The case turned on a relatively simple statutory test: whether she spent more than 183 days in Spain. The court concluded she spent only 163 days in the country and that Spain was not the centre of her economic interests, nor did she have family ties with residents of Spain. As a result, assessments and penalties of more than €55m were overturned, and the Spanish tax authorities were ordered to reimburse her. We wait to see if the Spanish tax authorities will appeal with the Supreme Court.

While the headline rule appears straightforward, the case itself, running for nearly a decade, illustrates a deeper point: determining where an internationally mobile individual is “tax resident” is rarely as simple as counting days.

For many UK advisers, the themes underpinning the Shakira litigation will feel familiar. Before the introduction of the Statutory Residence Test (SRT) in 2013, UK tax residence was determined largely by case law and HMRC guidance. This created a position that was highly subjective, dependent on qualitative factors (e.g. centre of vital interests) and prone to protracted disputes.
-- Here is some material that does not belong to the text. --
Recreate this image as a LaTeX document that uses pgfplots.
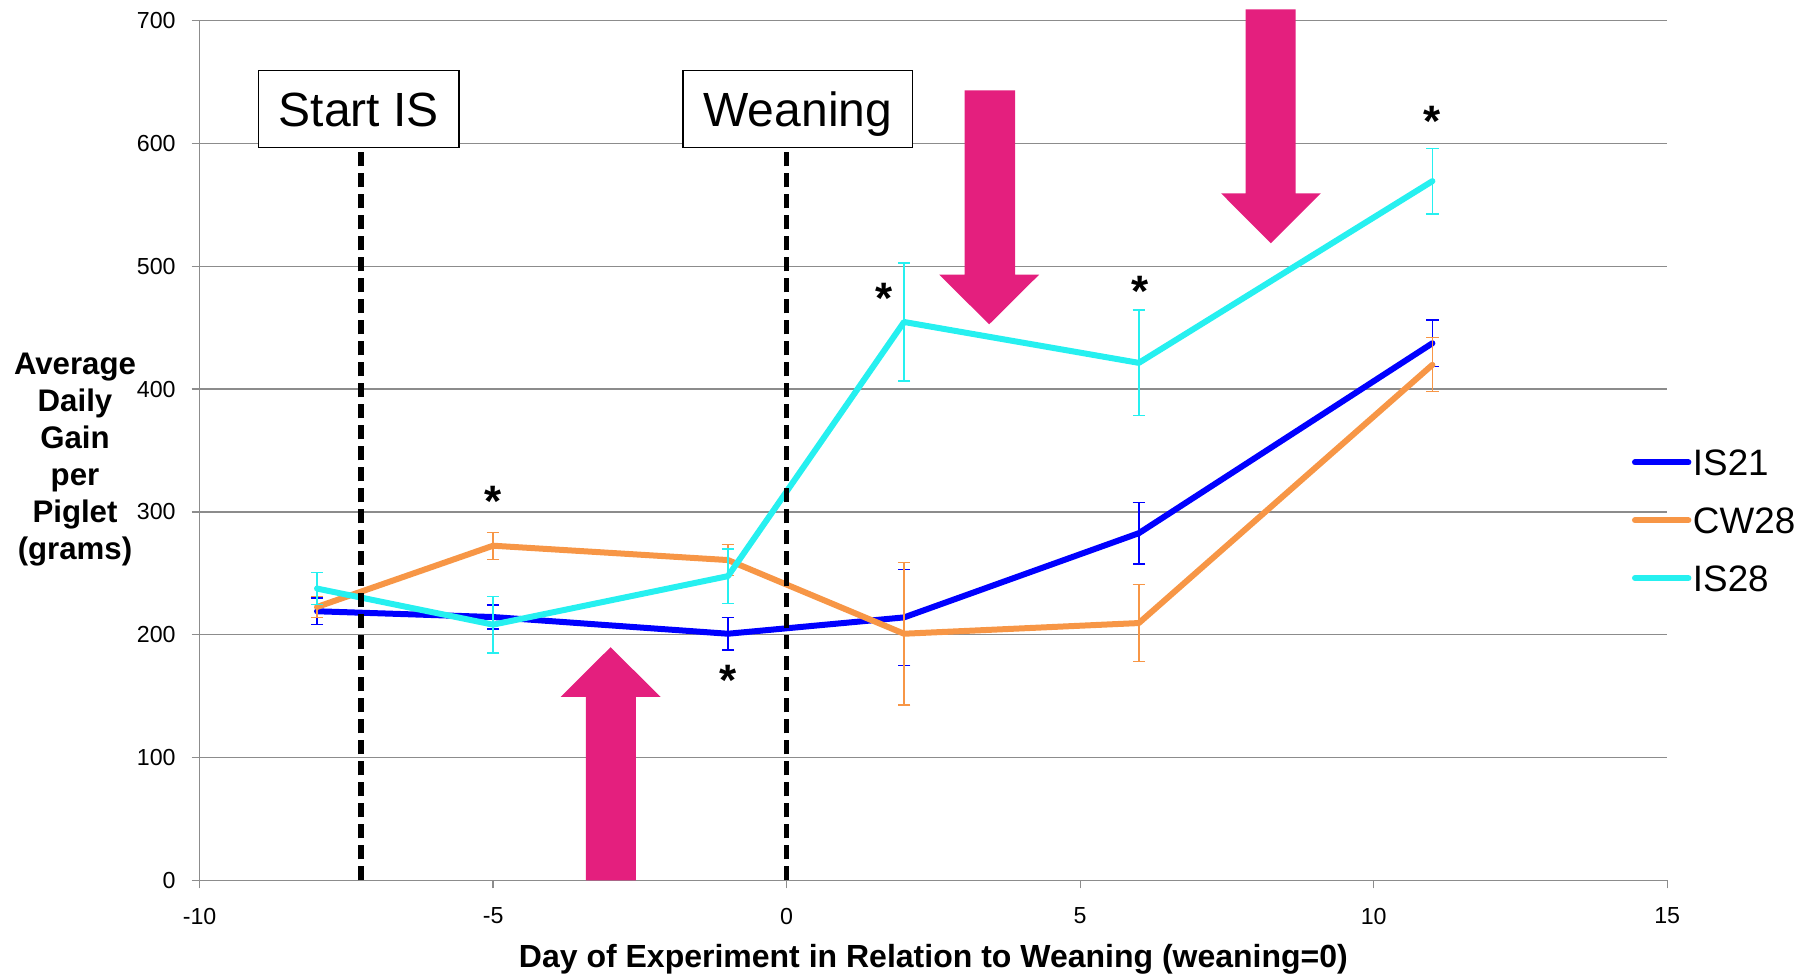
\documentclass[border=0pt]{standalone}
\usepackage{pgfplots}
\pgfplotsset{compat=1.18}
\usepackage{pgfplotstable}
\usepackage{fontspec}
\setmainfont{Liberation Sans}
\definecolor{cIS}{HTML}{0000FF}
\definecolor{cCW}{HTML}{F79646}
\definecolor{cIST}{HTML}{26F0F0}
\definecolor{cPink}{HTML}{E41F7E}
\definecolor{cGrid}{HTML}{8C8C8C}

\pgfplotstableread{
x y e
-8 219.1 10.8
-5 214.4 9.7
-1 200.8 13.2
2 214.1 38.9
6 282.7 25
11 437.4 19
}\tISa
\pgfplotstableread{
x y e
-8 222.6 8.6
-5 272.5 11
-1 260.8 12.8
2 200.8 58
6 209.5 31.5
11 419.8 22
}\tCW
\pgfplotstableread{
x y e
-8 237.6 13.2
-5 208.2 23
-1 247.7 22
2 454.7 48
6 421.4 43
11 569.4 26.7
}\tISb

\tikzset{star/.style={anchor=base, inner sep=0pt, yshift=-10.6pt, font=\bfseries\fontsize{22}{22}\selectfont}}

\begin{document}
\begin{tikzpicture}
\begin{axis}[
  scale only axis, width=733.8pt, height=429.75pt,
  xmin=-10, xmax=15, ymin=0, ymax=700,
  xtick distance=5, ytick distance=100,
  clip=false,
  axis lines=left, axis line style={-, cGrid, line width=0.65pt},
  tick align=outside, major tick length=4pt,
  tick style={cGrid, line width=0.65pt},
  ymajorgrids, major grid style={cGrid, line width=0.65pt},
  /pgf/number format/assume math mode=true,
  xticklabel style={font=\fontsize{11.6}{11.6}\selectfont, inner sep=0pt, anchor=north, yshift=-9.6pt},
  yticklabel style={font=\fontsize{11.6}{11.6}\selectfont, inner sep=0pt, anchor=east, xshift=-7.8pt},
  xlabel={Day of Experiment in Relation to Weaning (weaning=0)},
  xlabel style={at={(axis description cs:0.5,0)}, anchor=base, yshift=-43.5pt, inner sep=0pt, font=\bfseries\fontsize{16}{16}\selectfont},
  ylabel={Average\\Daily\\Gain\\per\\Piglet\\(grams)},
  ylabel style={rotate=-90, at={(axis description cs:0,0.4896)}, anchor=center, xshift=-62.3pt, align=center, inner sep=0pt, font=\bfseries\fontsize{15.6}{18.5}\selectfont},
  legend cell align=left,
  legend image code/.code={\draw[#1, line cap=round] (0pt,0pt) -- (26.7pt,0pt);},
  legend style={at={(axis cs:14.40,293.2)}, anchor=west, draw=none, fill=none, inner sep=0pt, outer sep=0pt, row sep=15.7pt, /tikz/column sep=0.8pt, font=\fontsize{18.4}{18.4}\selectfont, nodes={inner sep=0pt, text height=13.2pt, text depth=0pt}},
  every axis plot/.append style={line width=3pt, line join=round, line cap=round},
  error bars/error bar style={line width=0.65pt, line cap=butt},
  error bars/error mark options={rotate=90, mark size=3.1pt, line width=0.65pt},
]
\addplot[cIS, error bars/.cd, y dir=both, y explicit] table[x=x, y=y, y error=e] {\tISa};
\addlegendentry{IS21}
\addplot[cCW, error bars/.cd, y dir=both, y explicit] table[x=x, y=y, y error=e] {\tCW};
\addlegendentry{CW28}
\addplot[cIST, error bars/.cd, y dir=both, y explicit] table[x=x, y=y, y error=e] {\tISb};
\addlegendentry{IS28}

% vertical dashed event lines
\addplot[forget plot, black, line width=2.6pt, line cap=butt, dash pattern=on 7pt off 3.5pt] coordinates {(-7.25,0) (-7.25,596.6)};
\addplot[forget plot, black, line width=2.6pt, line cap=butt, dash pattern=on 7pt off 3.5pt] coordinates {(0,0) (0,596.6)};

% pink arrows
\addplot[forget plot, draw=none, fill=cPink] coordinates {(-3.42,0) (-3.42,149.3) (-3.85,149.3) (-3.0,189.8) (-2.145,149.3) (-2.57,149.3) (-2.57,0)} -- cycle;
\addplot[forget plot, draw=none, fill=cPink] coordinates {(3.03,643.4) (3.03,493.2) (2.60,493.2) (3.45,452.8) (4.30,493.2) (3.89,493.2) (3.89,643.4)} -- cycle;
\addplot[forget plot, draw=none, fill=cPink] coordinates {(7.82,709.3) (7.82,559.5) (7.40,559.5) (8.25,518.8) (9.10,559.5) (8.67,559.5) (8.67,709.3)} -- cycle;

% event boxes
\node[draw=black, line width=0.7pt, fill=white, minimum width=100.4pt, minimum height=38.7pt, inner sep=0pt, text height=17.2pt, text depth=0pt, font=\fontsize{24}{24}\selectfont] at (axis cs:-7.29,628.1) {Start IS};
\node[draw=black, line width=0.7pt, fill=white, minimum width=114.9pt, minimum height=38.7pt, inner sep=0pt, text height=17.2pt, text depth=0pt, font=\fontsize{24}{24}\selectfont] at (axis cs:0.19,628.1) {Weaning};

% significance stars
\node[star] at (axis cs:-5,313.9) {*};
\node[star] at (axis cs:-1,167.6) {*};
\node[star] at (axis cs:1.66,479) {*};
\node[star] at (axis cs:6.02,484.8) {*};
\node[star] at (axis cs:11,623) {*};

\path (rel axis cs:0,0) ++(-99.8pt,-47.85pt) coordinate (BL);
\path (rel axis cs:1,1) ++(70.9pt,10.4pt) coordinate (TR);
\end{axis}
\pgfresetboundingbox
\useasboundingbox (BL) rectangle (TR);
\end{tikzpicture}
\end{document}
The introduction of the SRT with effect from 6 April 2013 replaced the previous “multi-factor” approach with a structured, mechanical framework, comprising:

  1. Automatic overseas tests (clearly non-UK tax resident),
  2. Automatic UK tests (clearly UK tax resident — including the 183-day rule), and
  3. The sufficient ties test, which determines the number of days you can spend in the UK based on your “ties” to the UK.

Crucially:

  • The test operates in a prescribed order, with the effect that once a condition is met, the analysis stops;
  • Day counting is codified (with specific rules as to what constitutes a “day” in the UK); and
  • The interaction between days and ties is deterministic, not discretionary. 

However, this does not eliminate complexity. Indeed, the SRT is detailed and can produce unexpected outcomes, but it significantly reduces the scope for purely subjective arguments.

From a UK perspective, the SRT represents a deliberate shift away from the uncertainty that characterized the pre-2013 regime. Whilst not perfect, it provides a level of predictability that many other jurisdictions (as this case demonstrates) are still grappling to achieve.

For internationally mobile clients, the message is clear: keep meticulous records and understand the applicable residence tests in each jurisdiction to ensure you do not fall foul of the rules.